--- Aim of the task ---
Each line below must be set down exactly; omit any image you find.

━━━━━ Data block

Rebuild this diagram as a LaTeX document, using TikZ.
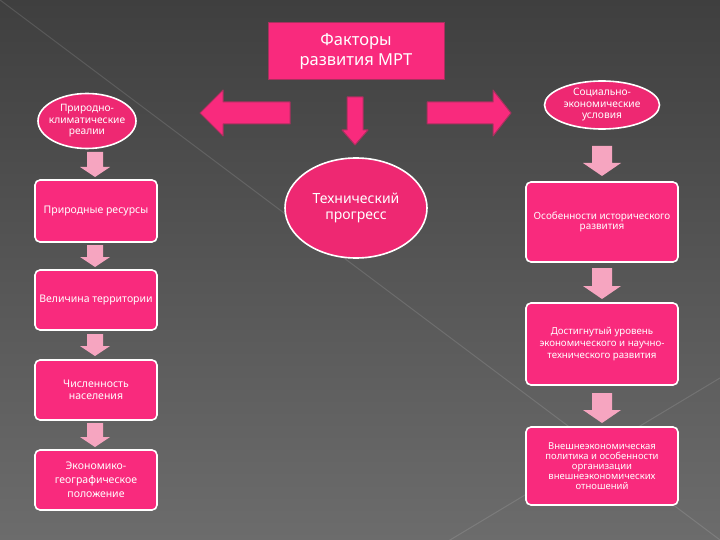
\documentclass[tikz,border=0pt]{standalone}
\usepackage{fontspec}
\setmainfont{Noto Sans}
\usetikzlibrary{shapes.geometric}
\definecolor{bgtop}{HTML}{3F3F3F}
\definecolor{bgbot}{HTML}{6C6C6C}
\definecolor{hot}{HTML}{F92A7D}
\definecolor{ellc}{HTML}{EE2872}
\definecolor{arrowpink}{HTML}{F6A5C0}
\definecolor{glow}{HTML}{A8305E}
\begin{document}
\begin{tikzpicture}[x=1pt,y=-1pt,
  box/.style={draw=white, line width=1.6pt, fill=hot, rounded corners=5pt, text=white,
    align=center, inner sep=1pt, font=\fontsize{10.5}{12}\selectfont},
  oval/.style={ellipse, draw=white, line width=1.6pt, fill=ellc, text=white,
    align=center, inner xsep=-14pt, inner ysep=-6pt, font=\fontsize{10.2}{11.5}\selectfont},
  bigarrow/.style={fill=hot, draw=glow, line width=1pt, line join=round},
  pics/larrow/.style={code={\fill[arrowpink] (-8,0) -- (8,0) -- (8,#1-10) -- (15,#1-10)
      -- (0,#1) -- (-15,#1-10) -- (-8,#1-10) -- cycle;}},
  pics/rarrow/.style={code={\fill[arrowpink] (-10,0) -- (10,0) -- (10,#1-13) -- (19,#1-13)
      -- (0,#1) -- (-19,#1-13) -- (-10,#1-13) -- cycle;}}
]
% background
\fill[top color=bgtop, bottom color=bgbot] (0,0) rectangle (720,540);
\useasboundingbox (0,0) rectangle (720,540);
\draw[white, opacity=0.12, line width=1pt] (0,0) -- (720,540);
\draw[white, opacity=0.12, line width=1pt] (720,378) -- (420,558);

% title
\node[fill=hot, draw=glow, line width=1pt, minimum width=176pt, minimum height=57pt,
  text=white, align=center, font=\fontsize{16.5}{20}\selectfont] (title) at (356,51.5)
  {Факторы\\развития МРТ};

% big arrows
\coordinate (la) at (200,113);
\coordinate (ra) at (511,113);
\coordinate (da) at (355,145);
\draw[bigarrow] (la) -- ++(23,-23) -- ++(0,12) -- ++(67,0) -- ++(0,22) -- ++(-67,0)
  -- ++(0,12) -- cycle;
\draw[bigarrow] (ra) -- ++(-18,-23) -- ++(0,12) -- ++(-66,0) -- ++(0,22) -- ++(66,0)
  -- ++(0,12) -- cycle;
\draw[bigarrow] (da) -- ++(-13,-15) -- ++(5,0) -- ++(0,-33) -- ++(16,0) -- ++(0,33)
  -- ++(5,0) -- cycle;

% ellipses
\node[oval, minimum width=98pt, minimum height=55pt] (pk) at (87,121)
  {Природно-\\климатические\\реалии};
\node[oval, minimum width=115pt, minimum height=48pt] (se) at (602,105)
  {Социально-\\экономические\\условия};
\node[oval, minimum width=142pt, minimum height=100pt,
  font=\fontsize{14}{15.5}\selectfont] (tp) at (356,208) {Технический\\прогресс};

% left column
\node[box, minimum width=122pt, minimum height=62pt] (l1) at (96,211) {Природные ресурсы};
\node[box, minimum width=122pt, minimum height=60pt] (l2) at (96,300) {Величина территории};
\node[box, minimum width=122pt, minimum height=60pt] (l3) at (96,390) {Численность\\населения};
\node[box, minimum width=122pt, minimum height=60pt, font=\fontsize{10.5}{14}\selectfont]
  (l4) at (96,480) {Экономико-\\географическое\\положение};

% right column
\node[box, minimum width=152pt, minimum height=80pt, font=\fontsize{9.9}{10.5}\selectfont]
  (r1) at (602,222) {Особенности исторического\\развития};
\node[box, minimum width=152pt, minimum height=82pt, font=\fontsize{9.7}{12}\selectfont]
  (r2) at (602,344) {Достигнутый уровень\\экономического и научно-\\технического развития};
\node[box, minimum width=152pt, minimum height=78pt, font=\fontsize{9.5}{10}\selectfont]
  (r3) at (602,466) {Внешнеэкономическая\\политика и особенности\\организации\\внешнеэкономических\\отношений};

% small arrows
\pic at (95,152) {larrow=25};
\pic at (95,245) {larrow=22};
\pic at (95,334) {larrow=22};
\pic at (95,423) {larrow=24};
\pic at (602,146) {rarrow=30};
\pic at (602,268) {rarrow=31};
\pic at (602,393) {rarrow=30};
\end{tikzpicture}
\end{document}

━━━━━━━━━━

--- Answer to the problem ---
Rebuild this diagram as a LaTeX document, using TikZ.
\documentclass[tikz,border=0pt]{standalone}
\usepackage{fontspec}
\setmainfont{Noto Sans}
\usetikzlibrary{shapes.geometric}
\definecolor{bgtop}{HTML}{3F3F3F}
\definecolor{bgbot}{HTML}{6C6C6C}
\definecolor{hot}{HTML}{F92A7D}
\definecolor{ellc}{HTML}{EE2872}
\definecolor{arrowpink}{HTML}{F6A5C0}
\definecolor{glow}{HTML}{A8305E}
\begin{document}
\begin{tikzpicture}[x=1pt,y=-1pt,
  box/.style={draw=white, line width=1.6pt, fill=hot, rounded corners=5pt, text=white,
    align=center, inner sep=1pt, font=\fontsize{10.5}{12}\selectfont},
  oval/.style={ellipse, draw=white, line width=1.6pt, fill=ellc, text=white,
    align=center, inner xsep=-14pt, inner ysep=-6pt, font=\fontsize{10.2}{11.5}\selectfont},
  bigarrow/.style={fill=hot, draw=glow, line width=1pt, line join=round},
  pics/larrow/.style={code={\fill[arrowpink] (-8,0) -- (8,0) -- (8,#1-10) -- (15,#1-10)
      -- (0,#1) -- (-15,#1-10) -- (-8,#1-10) -- cycle;}},
  pics/rarrow/.style={code={\fill[arrowpink] (-10,0) -- (10,0) -- (10,#1-13) -- (19,#1-13)
      -- (0,#1) -- (-19,#1-13) -- (-10,#1-13) -- cycle;}}
]
% background
\fill[top color=bgtop, bottom color=bgbot] (0,0) rectangle (720,540);
\useasboundingbox (0,0) rectangle (720,540);
\draw[white, opacity=0.12, line width=1pt] (0,0) -- (720,540);
\draw[white, opacity=0.12, line width=1pt] (720,378) -- (420,558);

% title
\node[fill=hot, draw=glow, line width=1pt, minimum width=176pt, minimum height=57pt,
  text=white, align=center, font=\fontsize{16.5}{20}\selectfont] (title) at (356,51.5)
  {Факторы\\развития МРТ};

% big arrows
\coordinate (la) at (200,113);
\coordinate (ra) at (511,113);
\coordinate (da) at (355,145);
\draw[bigarrow] (la) -- ++(23,-23) -- ++(0,12) -- ++(67,0) -- ++(0,22) -- ++(-67,0)
  -- ++(0,12) -- cycle;
\draw[bigarrow] (ra) -- ++(-18,-23) -- ++(0,12) -- ++(-66,0) -- ++(0,22) -- ++(66,0)
  -- ++(0,12) -- cycle;
\draw[bigarrow] (da) -- ++(-13,-15) -- ++(5,0) -- ++(0,-33) -- ++(16,0) -- ++(0,33)
  -- ++(5,0) -- cycle;

% ellipses
\node[oval, minimum width=98pt, minimum height=55pt] (pk) at (87,121)
  {Природно-\\климатические\\реалии};
\node[oval, minimum width=115pt, minimum height=48pt] (se) at (602,105)
  {Социально-\\экономические\\условия};
\node[oval, minimum width=142pt, minimum height=100pt,
  font=\fontsize{14}{15.5}\selectfont] (tp) at (356,208) {Технический\\прогресс};

% left column
\node[box, minimum width=122pt, minimum height=62pt] (l1) at (96,211) {Природные ресурсы};
\node[box, minimum width=122pt, minimum height=60pt] (l2) at (96,300) {Величина территории};
\node[box, minimum width=122pt, minimum height=60pt] (l3) at (96,390) {Численность\\населения};
\node[box, minimum width=122pt, minimum height=60pt, font=\fontsize{10.5}{14}\selectfont]
  (l4) at (96,480) {Экономико-\\географическое\\положение};

% right column
\node[box, minimum width=152pt, minimum height=80pt, font=\fontsize{9.9}{10.5}\selectfont]
  (r1) at (602,222) {Особенности исторического\\развития};
\node[box, minimum width=152pt, minimum height=82pt, font=\fontsize{9.7}{12}\selectfont]
  (r2) at (602,344) {Достигнутый уровень\\экономического и научно-\\технического развития};
\node[box, minimum width=152pt, minimum height=78pt, font=\fontsize{9.5}{10}\selectfont]
  (r3) at (602,466) {Внешнеэкономическая\\политика и особенности\\организации\\внешнеэкономических\\отношений};

% small arrows
\pic at (95,152) {larrow=25};
\pic at (95,245) {larrow=22};
\pic at (95,334) {larrow=22};
\pic at (95,423) {larrow=24};
\pic at (602,146) {rarrow=30};
\pic at (602,268) {rarrow=31};
\pic at (602,393) {rarrow=30};
\end{tikzpicture}
\end{document}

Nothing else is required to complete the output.